The Maine players think the shakeup was warranted and productive.

“I think it was great,” said senior assistant captain Spencer Abbott, the left wing on the top line with senior center Brian Flynn and junior right wing Joey Diamond. “It lights a fire under some guys when they are moved back or when they are moved up.”

Abbott said it created a healthy competition among teammates so “everyone works a little bit harder in the game. It gets everyone going.”

Co-captain Flynn added, “[Whitehead] rewards guys he thinks are playing the best and working the hardest. That’s what he did in that game.”

Junior defenseman and assistant captain Mike Cornell said the shakeup keeps everybody honest.

“It’s good to spread some of the skilled guys around a little bit. It gives them a different look,” he said.

Senior defenseman and co-captain Will O’Neill chimed in that it gave the team a “little bit of jam [grit].”

“It gave some guys that were getting high-end minutes a little kick in the butt. I think it worked,” said O’Neill. “It says nothing about a player, it just says [Whitehead] expects more from you, you have to move your feet more, you have to get after it more, you have to do the little things to get back in the top six. I know those guys will do it and they’ll bring it all week because they want to be top six [forwards] and want to get top six minutes.”

Maine will host Boston College, the nation’s top-ranked team, for a Friday night-Saturday afternoon twinbill. The 4 p.m. start on Saturday is due to television coverage by NESN.

The Black Bears also learned over the weekend that they must outwork their opponents if they are going to win Hockey East games and finish in the top four to earn a coveted home-ice berth for the league quarterfinals.

“If we’re going to have any success in this league, we’re going to have to be the hardest-working team,” said Cornell. “There are no layups in this league. There are a lot of different bounces and there are things we can’t control. But one thing we can control is our work ethic.”

Abbott said when they work hard and stick to the game plan, “we can play with anybody. We dictated the play on the second night. When you play a team like BC, BU or New Hampshire, you have to outwork them. Otherwise, they’ll put the puck in your net because they have so much skill.”

Scarborough freshman defenseman Jake Rutt collected his first point, an assist, in Saturday’s game. It was his fourth game and first since the 5-1 loss to BU on Dec. 10.

He replaced sophomore Brice O’Connor but Whitehead said the move had nothing to do with O’Connor’s play. He said O’Connor has been playing well and turned in a solid performance on Friday night, but he wanted to get Rutt into the lineup.

Rutt was also being seriously considered to play forward Saturday night.

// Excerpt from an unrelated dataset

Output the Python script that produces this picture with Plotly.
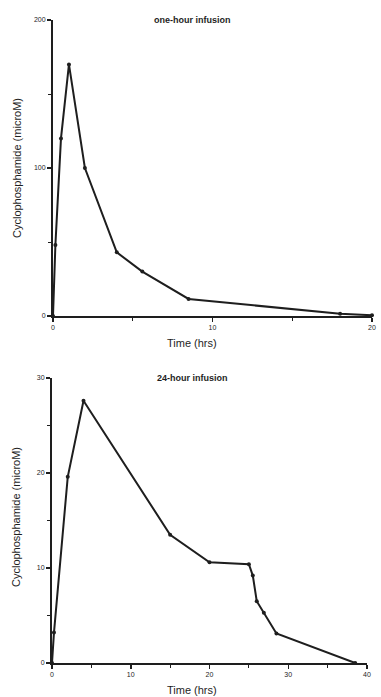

Rutt, at 6-foot-2, 210 pounds, would have easily been Maine’s biggest forward. Anthoine and Mangene are Maine’s heaviest forwards at 190 pounds.

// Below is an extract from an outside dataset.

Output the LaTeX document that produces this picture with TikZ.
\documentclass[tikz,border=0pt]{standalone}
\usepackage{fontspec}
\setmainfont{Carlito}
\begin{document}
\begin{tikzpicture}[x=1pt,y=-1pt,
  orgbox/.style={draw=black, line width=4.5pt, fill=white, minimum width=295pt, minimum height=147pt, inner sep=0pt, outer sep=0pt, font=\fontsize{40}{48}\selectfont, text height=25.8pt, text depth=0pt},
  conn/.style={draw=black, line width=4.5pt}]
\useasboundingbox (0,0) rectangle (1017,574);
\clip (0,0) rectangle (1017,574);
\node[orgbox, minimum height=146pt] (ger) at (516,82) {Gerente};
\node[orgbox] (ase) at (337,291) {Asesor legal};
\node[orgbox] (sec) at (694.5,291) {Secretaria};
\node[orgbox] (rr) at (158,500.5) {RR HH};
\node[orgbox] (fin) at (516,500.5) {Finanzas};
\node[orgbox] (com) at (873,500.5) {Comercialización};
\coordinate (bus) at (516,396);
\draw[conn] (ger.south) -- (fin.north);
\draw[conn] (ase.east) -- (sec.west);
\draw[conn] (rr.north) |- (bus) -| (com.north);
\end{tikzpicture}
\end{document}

Rutt and O’Connor both said they would be receptive to a move up front.

“[Whitehead] tried me out up there at the beginning of the year because we had so many defensemen with [Mangene] back there,” said Rutt, who hasn’t played forward since high school. “I think he liked me up there. If it helps the team, I’ll do it.”

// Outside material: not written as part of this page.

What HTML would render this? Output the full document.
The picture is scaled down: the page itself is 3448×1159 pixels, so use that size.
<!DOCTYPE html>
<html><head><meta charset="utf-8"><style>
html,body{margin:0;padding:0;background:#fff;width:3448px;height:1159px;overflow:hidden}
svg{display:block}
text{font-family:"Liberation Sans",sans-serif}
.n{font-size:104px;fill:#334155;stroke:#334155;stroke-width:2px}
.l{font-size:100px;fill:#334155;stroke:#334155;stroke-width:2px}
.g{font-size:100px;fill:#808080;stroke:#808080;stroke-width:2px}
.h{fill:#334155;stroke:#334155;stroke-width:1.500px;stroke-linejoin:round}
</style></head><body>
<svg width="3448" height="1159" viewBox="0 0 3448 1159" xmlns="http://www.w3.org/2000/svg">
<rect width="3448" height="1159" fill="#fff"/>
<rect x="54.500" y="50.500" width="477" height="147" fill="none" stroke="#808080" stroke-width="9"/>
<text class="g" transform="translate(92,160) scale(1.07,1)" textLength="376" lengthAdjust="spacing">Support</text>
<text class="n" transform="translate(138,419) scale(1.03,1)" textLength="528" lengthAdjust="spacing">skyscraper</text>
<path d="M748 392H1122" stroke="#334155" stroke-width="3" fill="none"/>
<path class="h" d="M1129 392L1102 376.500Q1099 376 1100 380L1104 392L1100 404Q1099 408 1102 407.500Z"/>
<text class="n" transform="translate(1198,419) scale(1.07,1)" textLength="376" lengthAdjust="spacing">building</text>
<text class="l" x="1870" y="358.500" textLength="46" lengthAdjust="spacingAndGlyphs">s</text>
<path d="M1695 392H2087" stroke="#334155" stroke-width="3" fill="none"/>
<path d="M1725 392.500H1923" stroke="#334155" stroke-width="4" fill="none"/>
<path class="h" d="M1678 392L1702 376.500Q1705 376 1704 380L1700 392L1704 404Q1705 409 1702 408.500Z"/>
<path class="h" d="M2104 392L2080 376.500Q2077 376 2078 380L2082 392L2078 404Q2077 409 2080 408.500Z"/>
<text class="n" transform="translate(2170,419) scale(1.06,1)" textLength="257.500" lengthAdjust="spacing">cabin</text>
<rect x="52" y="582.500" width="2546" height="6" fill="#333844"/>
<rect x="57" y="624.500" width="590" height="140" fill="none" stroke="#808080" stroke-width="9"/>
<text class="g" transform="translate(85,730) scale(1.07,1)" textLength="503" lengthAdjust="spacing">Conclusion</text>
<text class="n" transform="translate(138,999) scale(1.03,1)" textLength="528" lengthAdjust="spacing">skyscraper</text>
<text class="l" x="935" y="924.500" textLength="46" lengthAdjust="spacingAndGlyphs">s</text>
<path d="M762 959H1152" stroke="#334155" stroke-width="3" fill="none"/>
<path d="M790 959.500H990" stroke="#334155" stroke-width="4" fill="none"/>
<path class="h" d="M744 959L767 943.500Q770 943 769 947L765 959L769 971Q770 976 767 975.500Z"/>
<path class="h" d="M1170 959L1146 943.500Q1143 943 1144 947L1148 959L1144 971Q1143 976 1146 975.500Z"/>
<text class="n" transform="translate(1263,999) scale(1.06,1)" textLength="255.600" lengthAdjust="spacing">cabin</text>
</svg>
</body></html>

O’Connor added, “We both want to play and we’ll do whatever it takes to get in the lineup,” said O’Connor. “We’ll both be very open to it.”

Cornell saw some action at forward his freshman year and said he feels O’Connor and Rutt could get the job done.

“When [Whitehead] threw me up there, there was no mistake in my mind that my job was to play physical, get pucks deep [into the offensive zone] and bring some energy to the lineup,” said Cornell. “They’re both good skaters and they’re capable of doing it as long as they keep it simple and remember what their purpose is. It’s pretty easy.”

Maine will continue to look for some scoring punch from their second, third and fourth lines.

Players on those three lines have produced just 19 even-strength goals in 21 games.